Left-wing parties would gain overall majority if early elections held suggests poll

Left-wing parties would win an outright majority in the Czech lower house of parliament if elections were held now, according to a survey carried by the Factum Invenio agency.

The agency released its findings Thursday with early elections a possibility following the latest crisis in the center-right coalition government sparked by demands from the junior party Public Affairs (VV). Prime Minister Petr Nečas (Civic Democrats,  ODS) has set an April 10 deadline for a new deal to be thrashed out between coalition partners, including commitments to shrinking budget deficits in 2013 and 2014, or elections, probably in late June, will be called.

The poll showed the main left-of-center Social Democrats (ČSSD) winning 73 seats in the 200-seat lower house with the Communist Party of Bohemia and Moravia (KSČM) getting 38. The main governing party, ODS, would slip to 46 seats with TOP 09 picking up 32 seats. The Christian Democrats (KDU-ČSL) would also get back into the lower house with 11 seats after winning no seats at all in the 2010 elections.

Public Affairs, a party which swept into the parliament for the first time two years on an anti-corruption campaign ago after starting out in local Prague politics, would fail to get past the 5.0 threshold of support for getting any seats at all. The poll showed its support had slipped to 1.4 percent.

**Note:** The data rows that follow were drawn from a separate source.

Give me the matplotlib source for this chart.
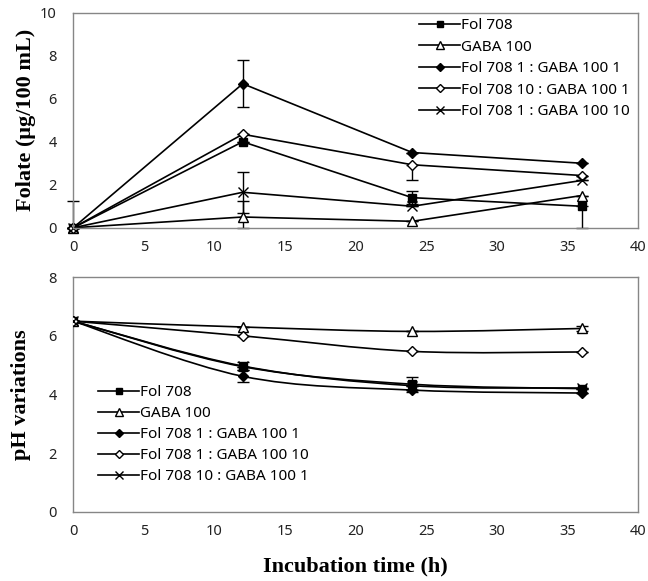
import numpy as np
import matplotlib
matplotlib.use("Agg")
import matplotlib.pyplot as plt
from matplotlib.path import Path
from matplotlib.patches import PathPatch
from matplotlib.lines import Line2D

# ── data ────────────────────────────────────────────────────────────
hours = [0, 12, 24, 36]

# folate (ug/100 mL)
fol_fol708 = [0, 4.0, 1.4, 1.0]
fol_gaba100 = [0, 0.5, 0.3, 1.5]
fol_1_1 = [0, 6.7, 3.5, 3.0]
fol_10_1 = [0, 4.35, 2.93, 2.43]
fol_1_10 = [0, 1.65, 1.0, 2.2]

# folate error bars (lower, upper)
fol708_err = ([0, 0, 0.3, 1.0], [1.25, 0, 0.3, 0])
gaba100_err = ([0, 0.5, 0, 0], [0, 0.75, 0, 0])
f1_1_err = ([0, 1.1, 0, 0], [0, 1.1, 0, 0])
f10_1_err = ([0, 0, 0.7, 0], [0, 0, 0, 0])
f1_10_err = ([0, 0.95, 0, 0], [0, 0.95, 0, 0])

# pH
ph_fol708 = [6.5, 4.95, 4.35, 4.2]
ph_gaba100 = [6.5, 6.3, 6.15, 6.25]
ph_1_1 = [6.5, 4.62, 4.15, 4.05]
ph_1_10 = [6.5, 6.0, 5.47, 5.45]
ph_10_1 = [6.5, 4.97, 4.3, 4.22]

ph_fol708_err = [0, 0, 0.25, 0]
ph_gaba100_err = [0, 0, 0, 0.1]
ph_1_1_err = [0, 0.2, 0, 0]
ph_10_1_err = [0, 0.15, 0, 0]

TOP_LABELS = ["Fol 708", "GABA 100", "Fol 708 1 : GABA 100 1",
              "Fol 708 10 : GABA 100 1", "Fol 708 1 : GABA 100 10"]
BOT_LABELS = ["Fol 708", "GABA 100", "Fol 708 1 : GABA 100 1",
              "Fol 708 1 : GABA 100 10", "Fol 708 10 : GABA 100 1"]

# marker styles: (marker, facecolor, size)
STYLES = [("s", "black", 6), ("^", "white", 6.5), ("D", "black", 5),
          ("D", "white", 5), ("x", "black", 7)]

TICK_FONT = "Noto Sans"
LABEL_FONT = "Liberation Serif"
SPINE = "#868686"
LW = 1.2


def smooth_path(x, y):
    """Excel-like smoothed line: cubic Bezier through the points."""
    pts = np.column_stack([x, y]).astype(float)
    n = len(pts)
    verts = [pts[0]]
    codes = [Path.MOVETO]
    for i in range(n - 1):
        p0 = pts[i - 1] if i > 0 else pts[i]
        p1, p2 = pts[i], pts[i + 1]
        p3 = pts[i + 2] if i + 2 < n else p2
        verts += [p1 + (p2 - p0) / 6, p2 - (p3 - p1) / 6, p2]
        codes += [Path.CURVE4] * 3
    return Path(verts, codes)


def style_axes(ax, ymax, ystep):
    ax.set_xlim(0, 40)
    ax.set_ylim(0, ymax)
    ax.set_xticks(range(0, 41, 5))
    ax.set_yticks(np.arange(0, ymax + 0.1, ystep))
    for s in ax.spines.values():
        s.set_color(SPINE)
        s.set_linewidth(1.0)
    ax.tick_params(length=0, labelsize=10.5, colors="#222222")
    ax.tick_params(axis="x", pad=9)
    ax.tick_params(axis="y", pad=12)
    for lab in ax.get_xticklabels() + ax.get_yticklabels():
        lab.set_fontfamily(TICK_FONT)


def legend_handles(labels):
    return [Line2D([0], [0], color="black", lw=LW, marker=m, markerfacecolor=fc,
                   markeredgecolor="black", markersize=sz * 0.8, label=l)
            for (m, fc, sz), l in zip(STYLES, labels)]


fig = plt.figure(figsize=(6.48, 5.81), dpi=100)
ax1 = fig.add_axes([0.113, 0.608, 0.872, 0.370])
ax2 = fig.add_axes([0.113, 0.119, 0.872, 0.404])

# ── top: folate ─────────────────────────────────────────────────────
top_series = [fol_fol708, fol_gaba100, fol_1_1, fol_10_1, fol_1_10]
top_errs = [fol708_err, gaba100_err, f1_1_err, f10_1_err, f1_10_err]
for vals, err, (m, fc, sz) in zip(top_series, top_errs, STYLES):
    ax1.errorbar(hours, vals, yerr=[err[0], err[1]], color="black", lw=LW,
                 marker=m, markerfacecolor=fc, markeredgecolor="black",
                 markersize=sz, markeredgewidth=1.0, ecolor="black",
                 elinewidth=1.0, capsize=4, capthick=1.0, clip_on=False)

style_axes(ax1, 10, 2)
ax1.set_ylabel("Folate (μg/100 mL)", fontfamily=LABEL_FONT, fontweight="bold",
               fontsize=16)
ax1.yaxis.set_label_coords(-0.065, 0.5)
ax1.legend(handles=legend_handles(TOP_LABELS), loc="upper left",
           bbox_to_anchor=(0.608, 0.985), frameon=False,
           handlelength=2.7, handletextpad=0.05, labelspacing=0.42,
           borderpad=0.15, borderaxespad=0, prop={"family": TICK_FONT, "size": 11})

# ── bottom: pH ──────────────────────────────────────────────────────
bot_series = [ph_fol708, ph_gaba100, ph_1_1, ph_1_10, ph_10_1]
bot_errs = [ph_fol708_err, ph_gaba100_err, ph_1_1_err, [0, 0, 0, 0], ph_10_1_err]
for vals, err, (m, fc, sz) in zip(bot_series, bot_errs, STYLES):
    ax2.add_patch(PathPatch(smooth_path(hours, vals), facecolor="none",
                            edgecolor="black", lw=LW, zorder=2))
    ax2.errorbar(hours, vals, yerr=err, color="black", ls="none",
                 marker=m, markerfacecolor=fc, markeredgecolor="black",
                 markersize=sz, markeredgewidth=1.0, ecolor="black",
                 elinewidth=1.0, capsize=4, capthick=1.0, zorder=3)

style_axes(ax2, 8, 2)
ax2.set_ylabel("pH variations", fontfamily=LABEL_FONT, fontweight="bold",
               fontsize=16)
ax2.yaxis.set_label_coords(-0.075, 0.5)
ax2.set_xlabel("Incubation time (h)", fontfamily=LABEL_FONT, fontweight="bold",
               fontsize=16, labelpad=12)
ax2.legend(handles=legend_handles(BOT_LABELS), loc="upper left",
           bbox_to_anchor=(0.04, 0.55), frameon=False,
           handlelength=2.7, handletextpad=0.05, labelspacing=0.4,
           borderpad=0.15, borderaxespad=0, prop={"family": TICK_FONT, "size": 11})

fig.savefig("out.png", dpi=100, facecolor="white")
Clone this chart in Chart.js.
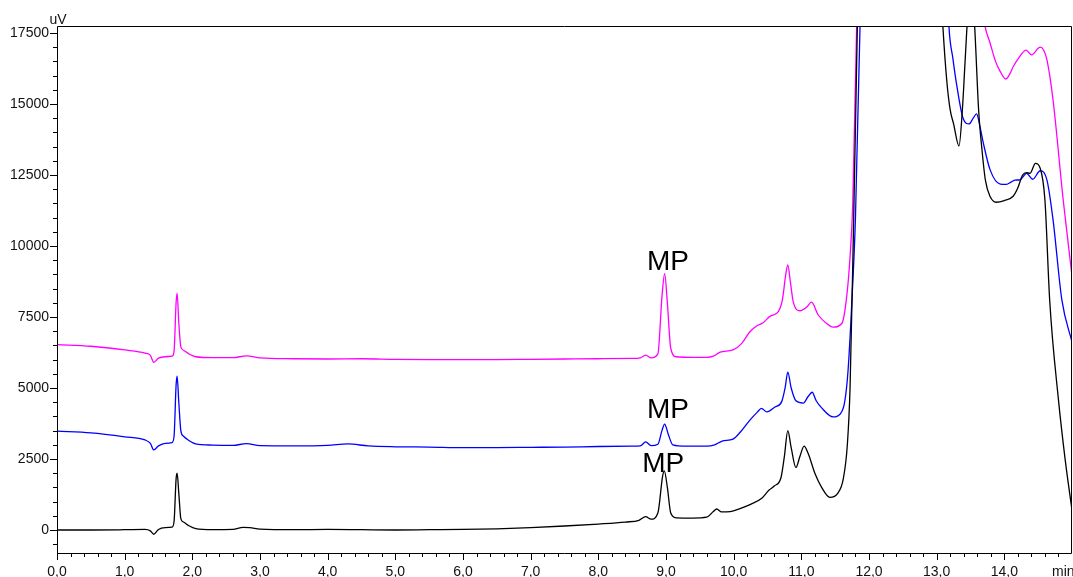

The party has been subject to a series of scandals and has been a source of constant disruption within the fragile government coalition. Nečas and TOP 09 deputy leader and Minister of Finance Miroslav Kalousek said Thursday that the only reason to continue in power with VV was to push ahead with the government’s flagship “budget responsibility” program which targets a break even budget by 2016.

 Nečas said Thursday that June elections would allow an incoming government time to prepare a budget for 2013. He warned that the Social Democrats would find themselves with very little room to maneuver and would come up with very similar plans to the current coalition if they won power.

Another poll, by the Median agency, released Wednesday showed 80 percent of those questioned in favor of early elections with only 16 percent against.